As Ahmed made his plea, the president of the company that manages the property, George Sherman, listened and responded. Ahmed told the group the family doesn't blame anyone. They want measures in place to prevent another child or family from suffering. People who live in the community suggested an extra lock or latch to secure the door leading to the balconies.
Sherman told the group about 50 percent the units at the complex have balconies. Sherman said there were no maintenance request or reports of damage at the unit where the child fell from the balcony.
"The balcony doors and screens were all replaced about two years ago and new locks were installed," Sherman said. "The railings were not replaced. They were painted and repaired."
Turns out, the State of Minnesota sets the building codes. The minimum height for balconies is 42 inches and maximum spacing depends on when the building was constructed. For those built prior to 1983, like Riverside Plaza, the maximum spacing is 9 inches.

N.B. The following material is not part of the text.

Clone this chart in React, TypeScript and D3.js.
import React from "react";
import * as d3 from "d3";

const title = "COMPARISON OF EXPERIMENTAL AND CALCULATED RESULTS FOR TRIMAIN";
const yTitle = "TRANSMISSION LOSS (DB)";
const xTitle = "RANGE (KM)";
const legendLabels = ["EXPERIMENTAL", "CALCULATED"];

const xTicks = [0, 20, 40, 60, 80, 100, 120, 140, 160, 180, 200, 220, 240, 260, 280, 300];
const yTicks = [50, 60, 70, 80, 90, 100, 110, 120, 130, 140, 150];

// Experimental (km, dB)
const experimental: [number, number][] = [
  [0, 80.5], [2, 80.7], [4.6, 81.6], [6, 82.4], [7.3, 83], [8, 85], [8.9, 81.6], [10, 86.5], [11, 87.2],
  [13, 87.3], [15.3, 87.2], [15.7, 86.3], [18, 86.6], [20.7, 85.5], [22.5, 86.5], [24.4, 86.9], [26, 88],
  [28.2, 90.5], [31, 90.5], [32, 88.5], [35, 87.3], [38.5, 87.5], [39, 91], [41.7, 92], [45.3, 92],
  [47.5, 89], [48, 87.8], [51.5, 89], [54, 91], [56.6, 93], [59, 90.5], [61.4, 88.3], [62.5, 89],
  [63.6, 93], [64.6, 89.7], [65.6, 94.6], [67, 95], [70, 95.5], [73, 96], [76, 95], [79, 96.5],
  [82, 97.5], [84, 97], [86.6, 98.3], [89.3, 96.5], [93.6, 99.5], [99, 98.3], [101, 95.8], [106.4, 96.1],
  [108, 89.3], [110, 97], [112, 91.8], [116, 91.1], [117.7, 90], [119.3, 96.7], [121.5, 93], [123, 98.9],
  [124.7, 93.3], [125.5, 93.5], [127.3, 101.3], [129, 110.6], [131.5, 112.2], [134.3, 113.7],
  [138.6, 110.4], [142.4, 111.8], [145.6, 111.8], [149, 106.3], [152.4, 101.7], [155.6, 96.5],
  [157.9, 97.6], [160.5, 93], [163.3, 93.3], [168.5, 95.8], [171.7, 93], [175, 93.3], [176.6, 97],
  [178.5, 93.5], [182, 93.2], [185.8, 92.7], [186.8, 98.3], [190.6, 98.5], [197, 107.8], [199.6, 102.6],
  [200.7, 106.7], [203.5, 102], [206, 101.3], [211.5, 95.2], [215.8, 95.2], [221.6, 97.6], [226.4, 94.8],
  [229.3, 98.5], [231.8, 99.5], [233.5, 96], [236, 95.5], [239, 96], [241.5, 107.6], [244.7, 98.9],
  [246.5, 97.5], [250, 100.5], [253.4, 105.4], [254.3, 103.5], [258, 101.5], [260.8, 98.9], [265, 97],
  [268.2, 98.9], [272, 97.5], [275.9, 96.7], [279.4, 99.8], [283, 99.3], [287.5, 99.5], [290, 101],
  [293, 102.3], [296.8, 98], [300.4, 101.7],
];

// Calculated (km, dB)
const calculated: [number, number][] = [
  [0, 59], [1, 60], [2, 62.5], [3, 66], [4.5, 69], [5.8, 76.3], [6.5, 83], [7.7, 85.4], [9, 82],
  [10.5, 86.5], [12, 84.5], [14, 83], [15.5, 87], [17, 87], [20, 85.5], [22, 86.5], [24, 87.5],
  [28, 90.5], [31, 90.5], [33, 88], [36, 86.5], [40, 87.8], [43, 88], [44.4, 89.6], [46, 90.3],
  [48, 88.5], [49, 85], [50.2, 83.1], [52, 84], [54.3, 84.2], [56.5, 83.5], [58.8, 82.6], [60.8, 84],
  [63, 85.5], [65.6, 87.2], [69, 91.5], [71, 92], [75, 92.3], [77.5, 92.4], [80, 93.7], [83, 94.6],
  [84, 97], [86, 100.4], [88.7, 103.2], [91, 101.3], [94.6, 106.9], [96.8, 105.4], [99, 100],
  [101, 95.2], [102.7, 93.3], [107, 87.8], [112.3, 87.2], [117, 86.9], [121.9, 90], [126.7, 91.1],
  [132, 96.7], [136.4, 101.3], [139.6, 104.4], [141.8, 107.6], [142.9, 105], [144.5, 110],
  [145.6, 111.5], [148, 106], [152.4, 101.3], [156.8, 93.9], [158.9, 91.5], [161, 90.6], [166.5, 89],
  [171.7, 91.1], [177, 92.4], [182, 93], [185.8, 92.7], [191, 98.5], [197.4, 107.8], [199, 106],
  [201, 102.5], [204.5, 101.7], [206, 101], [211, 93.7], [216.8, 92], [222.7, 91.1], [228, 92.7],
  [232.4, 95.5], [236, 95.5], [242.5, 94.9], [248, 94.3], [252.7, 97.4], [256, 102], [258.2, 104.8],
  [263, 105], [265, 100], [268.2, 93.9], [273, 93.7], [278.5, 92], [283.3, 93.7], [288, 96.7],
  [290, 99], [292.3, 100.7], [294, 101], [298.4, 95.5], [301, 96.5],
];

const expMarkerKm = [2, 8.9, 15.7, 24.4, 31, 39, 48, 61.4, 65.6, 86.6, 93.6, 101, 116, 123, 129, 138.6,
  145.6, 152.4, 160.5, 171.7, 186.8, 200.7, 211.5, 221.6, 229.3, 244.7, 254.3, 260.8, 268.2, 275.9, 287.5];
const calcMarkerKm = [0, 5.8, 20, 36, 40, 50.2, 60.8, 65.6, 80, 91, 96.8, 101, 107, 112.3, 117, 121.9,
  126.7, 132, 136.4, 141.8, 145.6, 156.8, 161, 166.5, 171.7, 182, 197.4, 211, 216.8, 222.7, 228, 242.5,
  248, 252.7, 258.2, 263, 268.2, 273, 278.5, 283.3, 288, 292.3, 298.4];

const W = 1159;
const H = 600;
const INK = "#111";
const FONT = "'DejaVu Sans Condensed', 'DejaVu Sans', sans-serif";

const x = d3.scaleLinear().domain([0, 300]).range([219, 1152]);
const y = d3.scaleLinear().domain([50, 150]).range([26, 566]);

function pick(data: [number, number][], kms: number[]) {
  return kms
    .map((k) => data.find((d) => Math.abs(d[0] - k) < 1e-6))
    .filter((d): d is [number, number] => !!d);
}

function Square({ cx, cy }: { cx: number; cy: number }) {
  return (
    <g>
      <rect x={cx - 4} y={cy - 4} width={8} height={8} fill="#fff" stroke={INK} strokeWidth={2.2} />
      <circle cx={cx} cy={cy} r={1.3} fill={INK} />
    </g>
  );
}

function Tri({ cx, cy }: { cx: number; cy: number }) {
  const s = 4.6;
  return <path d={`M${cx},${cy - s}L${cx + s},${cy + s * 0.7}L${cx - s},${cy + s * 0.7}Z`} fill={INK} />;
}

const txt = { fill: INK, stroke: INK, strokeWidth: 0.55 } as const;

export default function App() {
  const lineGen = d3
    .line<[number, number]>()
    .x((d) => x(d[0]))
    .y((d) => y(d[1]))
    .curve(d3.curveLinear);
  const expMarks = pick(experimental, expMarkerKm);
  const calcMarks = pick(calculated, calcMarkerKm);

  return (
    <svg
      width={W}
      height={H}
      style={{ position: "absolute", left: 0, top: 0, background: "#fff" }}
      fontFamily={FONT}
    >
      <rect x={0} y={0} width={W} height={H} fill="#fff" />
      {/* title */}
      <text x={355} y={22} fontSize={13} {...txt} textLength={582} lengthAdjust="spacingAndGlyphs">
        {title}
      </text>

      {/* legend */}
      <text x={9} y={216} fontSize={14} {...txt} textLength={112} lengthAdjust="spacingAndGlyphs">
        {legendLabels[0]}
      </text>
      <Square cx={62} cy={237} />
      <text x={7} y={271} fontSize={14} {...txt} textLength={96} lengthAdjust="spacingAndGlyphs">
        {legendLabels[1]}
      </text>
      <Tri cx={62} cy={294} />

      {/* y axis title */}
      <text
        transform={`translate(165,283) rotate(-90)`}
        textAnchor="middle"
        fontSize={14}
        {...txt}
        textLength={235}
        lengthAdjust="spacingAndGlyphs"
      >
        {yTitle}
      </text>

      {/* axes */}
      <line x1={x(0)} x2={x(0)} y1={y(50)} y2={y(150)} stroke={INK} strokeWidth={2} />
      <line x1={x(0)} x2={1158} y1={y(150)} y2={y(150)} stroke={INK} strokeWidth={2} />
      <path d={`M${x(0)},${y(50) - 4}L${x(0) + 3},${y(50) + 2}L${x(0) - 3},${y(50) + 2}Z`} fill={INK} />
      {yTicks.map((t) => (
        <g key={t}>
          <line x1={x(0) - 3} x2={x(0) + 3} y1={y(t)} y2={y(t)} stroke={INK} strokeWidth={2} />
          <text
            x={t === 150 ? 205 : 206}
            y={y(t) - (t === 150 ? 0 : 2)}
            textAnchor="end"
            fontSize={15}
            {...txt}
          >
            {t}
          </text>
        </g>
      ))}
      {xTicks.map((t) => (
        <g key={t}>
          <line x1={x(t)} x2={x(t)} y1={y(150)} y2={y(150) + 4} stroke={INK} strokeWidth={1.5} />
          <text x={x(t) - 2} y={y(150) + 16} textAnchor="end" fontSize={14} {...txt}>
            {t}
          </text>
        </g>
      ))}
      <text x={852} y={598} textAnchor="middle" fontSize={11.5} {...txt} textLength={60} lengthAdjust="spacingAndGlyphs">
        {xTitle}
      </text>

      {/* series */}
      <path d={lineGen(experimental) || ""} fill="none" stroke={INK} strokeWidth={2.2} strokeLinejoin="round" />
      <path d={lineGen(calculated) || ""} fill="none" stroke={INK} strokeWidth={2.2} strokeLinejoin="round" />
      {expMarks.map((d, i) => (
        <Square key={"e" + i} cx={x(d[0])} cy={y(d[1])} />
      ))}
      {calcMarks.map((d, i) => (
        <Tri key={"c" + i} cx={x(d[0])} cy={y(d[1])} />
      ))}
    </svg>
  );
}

Matt Lindstrom, a spokesperson with the Minneapolis Department of Code Enforcement said "the railings on the Riverside Plaza balconies are 47 inches high and spaced 5 ½ inches apart so at the time they were built, they exceeded the state building code."

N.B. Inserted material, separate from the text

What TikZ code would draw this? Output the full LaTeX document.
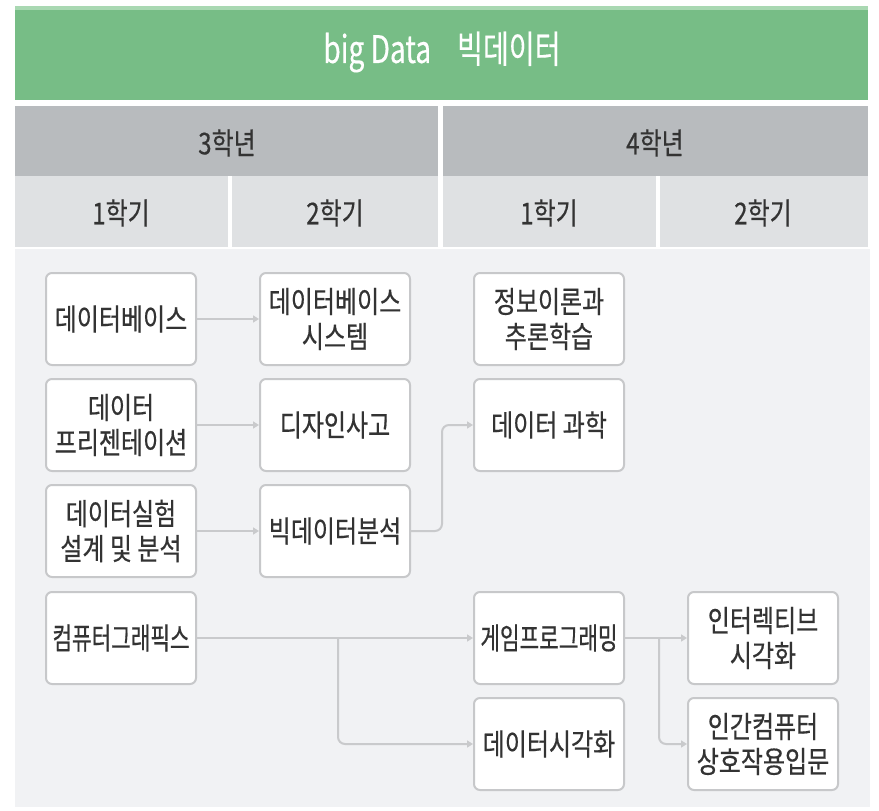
\documentclass[tikz,border=0pt]{standalone}
\usepackage{fontspec}
\setmainfont[FakeStretch=0.8, FakeBold=0.5]{Noto Sans CJK KR}
\newfontfamily\narrowkr[FakeStretch=0.71, FakeBold=0.5]{Noto Sans CJK KR}
\newfontfamily\titlekr[FakeStretch=0.74, FakeBold=0.3]{Noto Sans CJK KR}
\usetikzlibrary{arrows.meta}

\definecolor{hdgreen}{HTML}{77BD86}
\definecolor{hdgreenlt}{HTML}{A9D8B2}
\definecolor{yeargrey}{HTML}{B8BBBE}
\definecolor{termgrey}{HTML}{DFE1E3}
\definecolor{panelgrey}{HTML}{F1F2F4}
\definecolor{boxline}{HTML}{C7C8CA}
\definecolor{arrline}{HTML}{C9CACC}
\definecolor{txt}{HTML}{333333}

\begin{document}
\begin{tikzpicture}[x=1pt, y=-1pt,
    course/.style={draw=boxline, line width=2pt, rounded corners=6pt, fill=white,
        minimum width=150pt, minimum height=92pt, inner sep=0pt, align=center,
        text=txt, font=\fontsize{30}{35}\selectfont},
    narrow/.style={font=\fontsize{30}{35}\narrowkr},
    head/.style={text=txt, font=\fontsize{30}{36}\selectfont},
    arr/.style={draw=arrline, line width=2pt, -{Triangle[length=6pt, width=7pt]}},
    link/.style={arr, rounded corners=7pt}
]
    \useasboundingbox (0,0) rectangle (879,811);

    % header bands
    \fill[hdgreen] (15,8) rectangle (868,100);
    \fill[hdgreenlt] (15,6) rectangle (868,10);
    \fill[yeargrey] (15,106) rectangle (868,176);
    \fill[termgrey] (15,176) rectangle (868,247);
    \fill[panelgrey] (15,249) rectangle (870,807);
    \fill[white] (438,106) rectangle (443,247);
    \fill[white] (228,176) rectangle (232,247);
    \fill[white] (656,176) rectangle (660,247);

    \node[text=white, font=\fontsize{38}{42}\titlekr] (title) at (442,52) {big Data\hspace{26pt}빅데이터};
    \node[head] (y3) at (227,143) {3학년};
    \node[head] (y4) at (655,143) {4학년};
    \node[head] (t31) at (121,213) {1학기};
    \node[head] (t32) at (335,213) {2학기};
    \node[head] (t41) at (549,213) {1학기};
    \node[head] (t42) at (763,213) {2학기};

    % courses
    \node[course] (db) at (121,319) {데이터베이스};
    \node[course] (dbsys) at (335,319) {데이터베이스\\시스템};
    \node[course] (pres) at (121,425) {데이터\\프리젠테이션};
    \node[course] (design) at (335,425) {디자인사고};
    \node[course] (exp) at (121,531) {데이터실험\\설계 및 분석};
    \node[course] (bda) at (335,531) {빅데이터분석};
    \node[course] (info) at (549,319) {정보이론과\\추론학습};
    \node[course] (dsci) at (549,425) {데이터 과학};
    \node[course, narrow] (cg) at (121,638) {컴퓨터그래픽스};
    \node[course, narrow] (game) at (549,638) {게임프로그래밍};
    \node[course] (vis) at (549,744) {데이터시각화};
    \node[course] (ivis) at (763,638) {인터렉티브\\시각화};
    \node[course] (hci) at (763,744) {인간컴퓨터\\상호작용입문};

    % connectors
    \draw[arr] (db) -- (dbsys);
    \draw[arr] (pres) -- (design);
    \draw[arr] (exp) -- (bda);
    \draw[link] (bda.east) -- ++(31,0) |- (dsci.west);
    \draw[arr] (cg) -- (game);
    \coordinate (split1) at (338,638);
    \draw[link] (split1) |- (vis.west);
    \draw[arr] (game) -- (ivis);
    \coordinate (split2) at (659,638);
    \draw[link] (split2) |- (hci.west);
\end{tikzpicture}
\end{document}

Granted, the Riverside Plaza balconies exceeded the building regulations at the time they were built. Like construction of any new building, builders are required to follow the building code at that time. If the code changes, builders are not required to remodel their structures to meet current code. Sherman said the company spent about $65 million in renovations. If he were to make any additional changes, that would include reducing the spacing on the railings to four inches.
"Twenty five percent of the units have requested a block to prevent the door from being opened by children," Sherman said. "We have had a request for a number in the last couple of days. (We are) looking at more permanent locks that the fire department approves."
Sherman says some units have cardboard block that prevents a child from sliding the door open. These are provided free of charge to residents.
Sherman said this is the first time he recalls a child slipping through the open space of the railing. In the past, a child fell of a balcony while playing. Sherman said this is the first time he recalls a child slipping through the open space of the railing. He pointed out, the circumstances surrounding the case are still unclear and called the incident an "accident."
Many questions remain as to how Dayib fell.
Doctors say it is to early to tell if the child will have long term complications. For now, he is heavily sedated. Coupled with his broken arms, bruised lungs and other fractures he suffered a concussion. Initially doctors thought his skull was fractured but that was ruled out late Tuesday afternoon.
"Anyway you look at this, it's a miracle," Slusher said.